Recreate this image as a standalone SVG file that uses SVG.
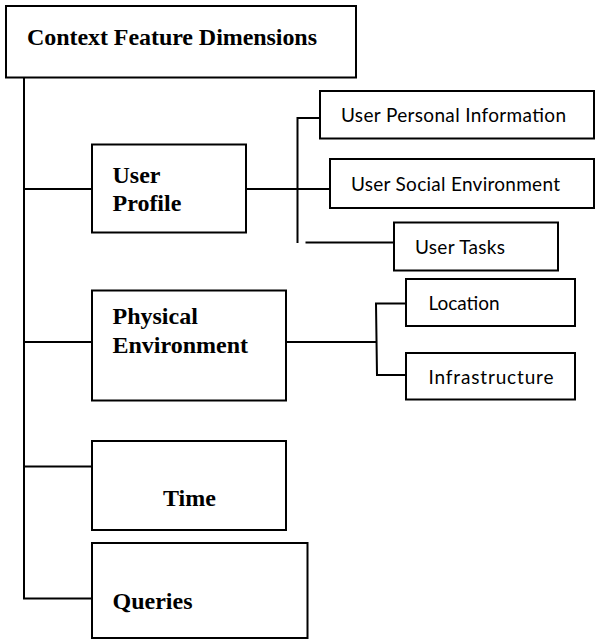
<svg xmlns="http://www.w3.org/2000/svg" width="595" height="639" viewBox="0 0 595 639">
  <style>
    .box { fill: #ffffff; stroke: #000000; stroke-width: 2; }
    .link { fill: none; stroke: #000000; stroke-width: 2; }
    .head { font-family: "Liberation Serif", "Times New Roman", serif; font-weight: bold; font-size: 24px; fill: #000000; }
    .leaf { font-family: "Lato", "Liberation Sans", sans-serif; font-size: 19px; fill: #000000; }
  </style>

  <rect width="595" height="639" fill="#ffffff"/>

  <!-- tree connectors -->
  <g id="connectors" class="link">
    <!-- main trunk and its branches -->
    <line x1="24" y1="77" x2="24" y2="598.5"/>
    <line x1="24" y1="189" x2="92" y2="189"/>
    <line x1="24" y1="342" x2="92" y2="342"/>
    <line x1="24" y1="466.5" x2="92" y2="466.5"/>
    <line x1="23" y1="598.5" x2="92" y2="598.5"/>
    <!-- user profile children -->
    <line x1="246" y1="189" x2="330" y2="189"/>
    <polyline points="320,118 297.5,118 297.5,243"/>
    <line x1="305.5" y1="242.5" x2="394" y2="242.5"/>
    <!-- physical environment children -->
    <line x1="286" y1="342" x2="376" y2="342"/>
    <polyline points="406,303.5 376,303.5 377,375 406,375"/>
  </g>

  <g id="root">
    <rect class="box" x="6" y="6" width="350" height="71.5"/>
    <text class="head" x="27" y="45" textLength="290">Context Feature Dimensions</text>
  </g>

  <g id="user-profile">
    <rect class="box" x="92" y="144.5" width="154" height="88"/>
    <text class="head" x="112.5" y="183">User</text>
    <text class="head" x="112.5" y="210.5">Profile</text>
  </g>

  <g id="user-personal-information">
    <rect class="box" x="320" y="91" width="274" height="47.5"/>
    <text class="leaf" x="341" y="121.5" textLength="225">User Personal Information</text>
  </g>

  <g id="user-social-environment">
    <rect class="box" x="330" y="159" width="264" height="49"/>
    <text class="leaf" x="351" y="190.5" textLength="209">User Social Environment</text>
  </g>

  <g id="user-tasks">
    <rect class="box" x="394" y="222.5" width="164" height="48"/>
    <text class="leaf" x="415" y="253.5" textLength="90">User Tasks</text>
  </g>

  <g id="physical-environment">
    <rect class="box" x="92" y="290.5" width="194" height="110"/>
    <text class="head" x="112.5" y="324">Physical</text>
    <text class="head" x="112.5" y="353">Environment</text>
  </g>

  <g id="location">
    <rect class="box" x="406" y="279" width="169" height="47"/>
    <text class="leaf" x="428.5" y="310" textLength="71">Location</text>
  </g>

  <g id="infrastructure">
    <rect class="box" x="406" y="353" width="169" height="46.5"/>
    <text class="leaf" x="428.5" y="383.5" textLength="125">Infrastructure</text>
  </g>

  <g id="time">
    <rect class="box" x="92" y="441" width="194" height="89"/>
    <text class="head" x="163" y="506">Time</text>
  </g>

  <g id="queries">
    <rect class="box" x="92" y="543" width="215.5" height="95"/>
    <text class="head" x="112.5" y="609">Queries</text>
  </g>
</svg>
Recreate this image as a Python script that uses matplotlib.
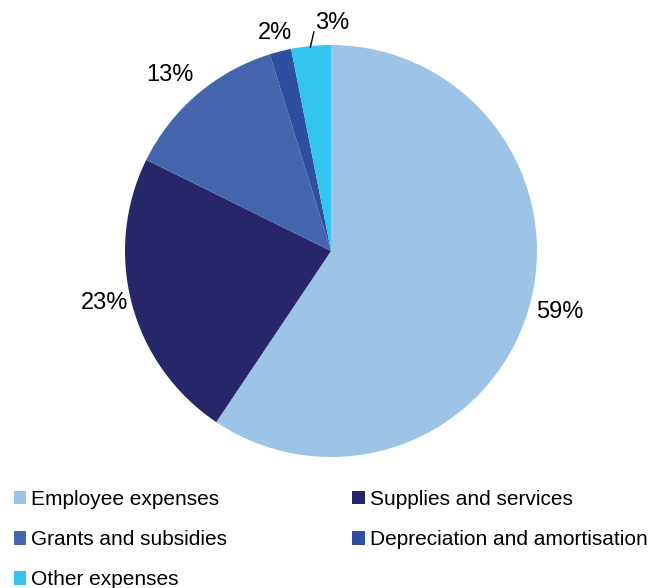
import matplotlib.pyplot as plt

plt.rcParams["font.family"] = ["Liberation Sans", "DejaVu Sans"]

# expense categories and share (%)
categories = [
    "Employee expenses",
    "Supplies and services",
    "Grants and subsidies",
    "Depreciation and amortisation",
    "Other expenses",
]
shares = [59.4, 22.9, 12.9, 1.7, 3.1]
pct_labels = ["59%", "23%", "13%", "2%", "3%"]
colors = ["#9DC3E6", "#262668", "#4566AE", "#2E4EA0", "#33C4F0"]

fig = plt.figure(figsize=(6.56, 5.88), dpi=100)
ax = fig.add_axes([0.1277, 0.1527, 0.7537, 0.8408])

wedges, texts = ax.pie(
    shares,
    colors=colors,
    startangle=90,
    counterclock=False,
    labels=pct_labels,
    labeldistance=1.13,
    textprops={"fontsize": 17},
    wedgeprops={"linewidth": 0},
)
ax.set_xlim(-1.2, 1.2)
ax.set_ylim(-1.2, 1.2)
ax.set_aspect("equal")
ax.axis("off")

# label placement tweaks to match the original
label_pos = [(1.112, -0.296), (-1.097, -0.252), (-0.782, 0.854), (-0.272, 1.058), (0.005, 1.107)]
for t, p in zip(texts, label_pos):
    t.set_ha("center")
    t.set_va("center")
    t.set_position(p)
ax.plot([-0.10, -0.083], [0.99, 1.064], color="black", lw=1)

order = [0, 2, 4, 1, 3]
leg = fig.legend(
    [wedges[i] for i in order],
    [categories[i] for i in order],
    loc="upper left",
    bbox_to_anchor=(0.005, 0.184),
    ncol=2,
    frameon=False,
    fontsize=15,
    handlelength=0.6,
    handleheight=0.6,
    handletextpad=0.25,
    labelspacing=1.01,
    columnspacing=6.0,
    borderpad=0,
)

fig.savefig("out.png", dpi=100)
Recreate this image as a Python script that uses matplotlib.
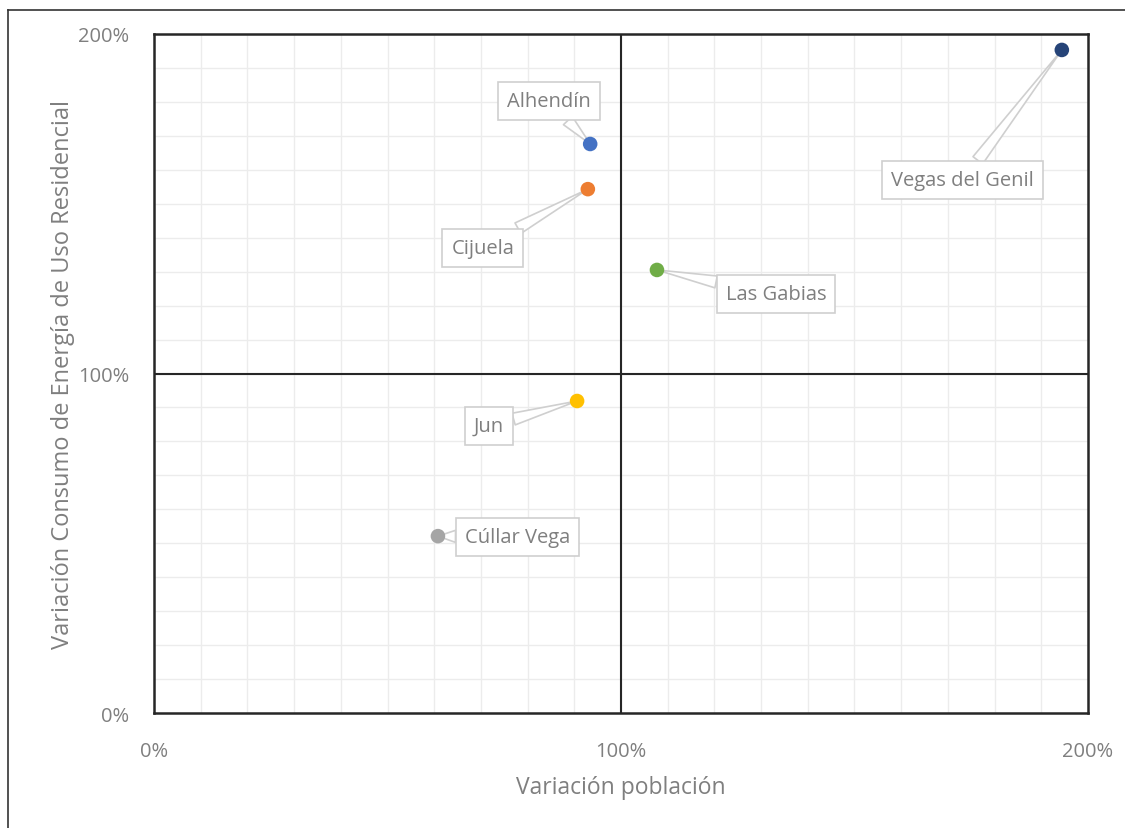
import matplotlib.pyplot as plt
import numpy as np
from matplotlib.lines import Line2D
from matplotlib.ticker import MultipleLocator, FuncFormatter

# Datos (variacion en %)
municipios = ['Alhendín', 'Cijuela', 'Las Gabias', 'Vegas del Genil', 'Jun', 'Cúllar Vega']
var_poblacion = [93.4, 92.9, 107.7, 194.4, 90.6, 60.8]
var_consumo = [167.6, 154.3, 130.5, 195.3, 91.9, 52.1]
colores = ['#4472C4', '#ED7D31', '#70AD47', '#264478', '#FFC000', '#A5A5A5']

# Posicion de las etiquetas (en unidades de los ejes)
pos_etiquetas = {
    'Alhendín': (84.6, 180.3),
    'Cijuela': (70.4, 137.0),
    'Las Gabias': (133.2, 123.4),
    'Vegas del Genil': (173.2, 157.0),
    'Jun': (71.7, 84.5),
    'Cúllar Vega': (77.9, 51.8),
}

gris = '#7f7f7f'
plt.rcParams['font.family'] = ['Open Sans', 'DejaVu Sans']

fig = plt.figure(figsize=(11.25, 8.29), dpi=100)
ax = fig.add_axes([0.1369, 0.1387, 0.8302, 0.8191])

ax.set_xlim(0, 200)
ax.set_ylim(0, 200)
ax.xaxis.set_major_locator(MultipleLocator(100))
ax.yaxis.set_major_locator(MultipleLocator(100))
ax.xaxis.set_minor_locator(MultipleLocator(10))
ax.yaxis.set_minor_locator(MultipleLocator(10))
fmt = FuncFormatter(lambda v, p: f'{v:.0f}%')
ax.xaxis.set_major_formatter(fmt)
ax.yaxis.set_major_formatter(fmt)

ax.grid(True, which='both', color='#ececec', linewidth=1)
ax.set_axisbelow(True)
ax.axvline(100, color='#262626', linewidth=1.5, zorder=1)
ax.axhline(100, color='#262626', linewidth=1.5, zorder=1)
for s in ax.spines.values():
    s.set_color('#262626')
    s.set_linewidth(1.8)

ax.tick_params(which='both', length=0, colors=gris, labelsize=14.5)
ax.tick_params(axis='x', pad=20)
ax.tick_params(axis='y', pad=18)

ax.scatter(var_poblacion, var_consumo, s=110, c=colores, zorder=4, linewidths=0)

for nombre, x, y in zip(municipios, var_poblacion, var_consumo):
    ax.annotate(nombre, xy=(x, y), xytext=pos_etiquetas[nombre],
                ha='center', va='center', fontsize=14.5, color=gris, zorder=3,
                bbox=dict(boxstyle='square,pad=0.45', fc='white', ec='#cfcfcf', lw=1.2),
                arrowprops=dict(arrowstyle='wedge,tail_width=0.6,shrink_factor=0.5',
                                fc='white', ec='#cfcfcf', lw=1.2,
                                shrinkA=0, shrinkB=0))

ax.set_xlabel('Variación población', fontsize=16.5, color=gris, labelpad=10)
ax.set_ylabel('Variación Consumo de Energía de Uso Residencial', fontsize=17,
              color=gris, labelpad=2)

# Marco exterior
fig.add_artist(Line2D([0.0071, 0.0071], [0, 0.9867], color='#333333', lw=1.2))
fig.add_artist(Line2D([0.0071, 1], [0.9867, 0.9867], color='#333333', lw=1.2))

plt.savefig('out.png', dpi=100)
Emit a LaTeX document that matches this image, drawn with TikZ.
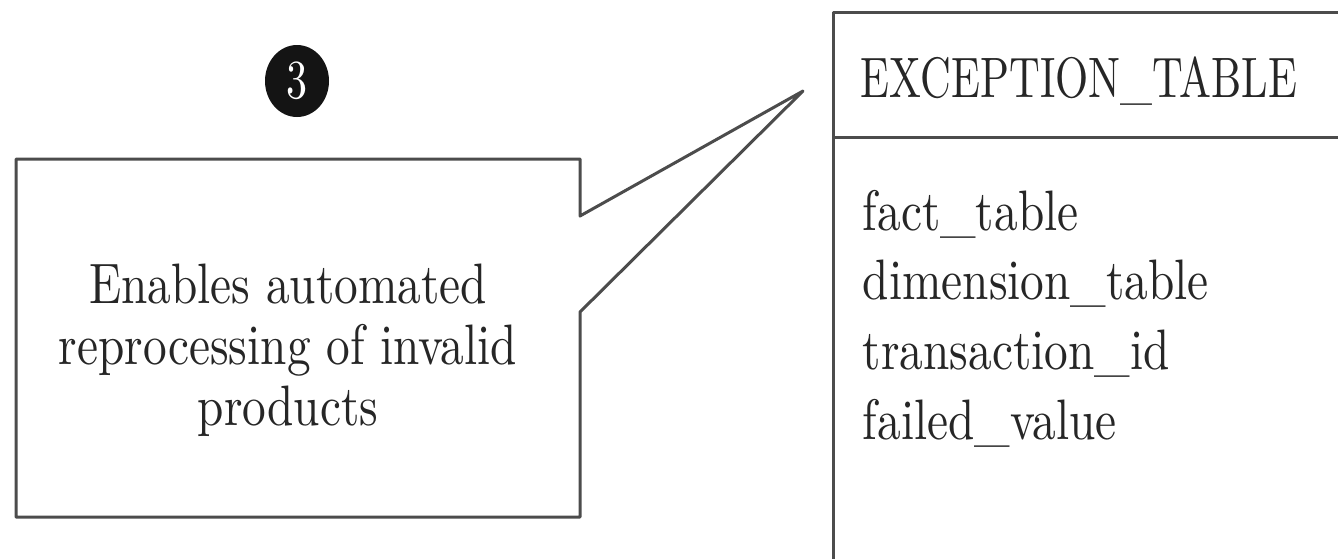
\documentclass[tikz,border=0pt]{standalone}
\usetikzlibrary{shapes.geometric}
\tikzset{
  txt/.style={font=\fontsize{10}{10.7}\selectfont, text=black!85, inner sep=0pt, scale=5.7, xscale=0.83, transform shape},
  ln/.style={line width=3pt, draw=black!70, line join=round}
}
\begin{document}
\begin{tikzpicture}[x=1pt,y=-1pt]
\clip (0,0) rectangle (1338,558);
\coordinate (C0) at (16,159);
\coordinate (C1) at (580,159);
\coordinate (C2) at (580,216);
\coordinate (C3) at (803,91);
\coordinate (C4) at (580,312);
\coordinate (C5) at (580,517);
\coordinate (C6) at (16,517);
\coordinate (T0) at (833,12);
\coordinate (T1) at (1345,12);
\coordinate (T2) at (833,570);
\coordinate (H0) at (833,137);
\coordinate (H1) at (1345,137);
\draw[ln] (C0) -- (C1) -- (C2) -- (C3) -- (C4) -- (C5) -- (C6) -- cycle;
\draw[ln] (T2) -- (T0) -- (T1)
          (H0) -- (H1);
\node[ellipse, fill=black!92, minimum width=64pt, minimum height=72pt, inner sep=0pt,
      text=white, font=\fontsize{10}{10}\selectfont] (badge) at (297,81) {\scalebox{4.2}[5.5]{3}};
\node[txt, align=center, anchor=base] (note) at (288,425)
  {Enables automated\\reprocessing of invalid\\products};
\node[txt, xscale=0.9, anchor=base west] (title) at (860,97) {EXCEPTION\_TABLE};
\node[txt, align=left, anchor=base west, font=\fontsize{10}{12.2}\selectfont] (fields) at (862,439)
  {fact\_table\\dimension\_table\\transaction\_id\\failed\_value};
\end{tikzpicture}
\end{document}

## [WHAT YOU HAVE TO DO]
Copy each line above that contains the string "this".

## [OUTPUT OF THE EXERCISE]
Recreate this image as a standalone SVG file that uses SVG.
Recreate this image as a Python script that uses matplotlib.
Recreate this image as a Python script that uses matplotlib.
Emit a LaTeX document that matches this image, drawn with TikZ.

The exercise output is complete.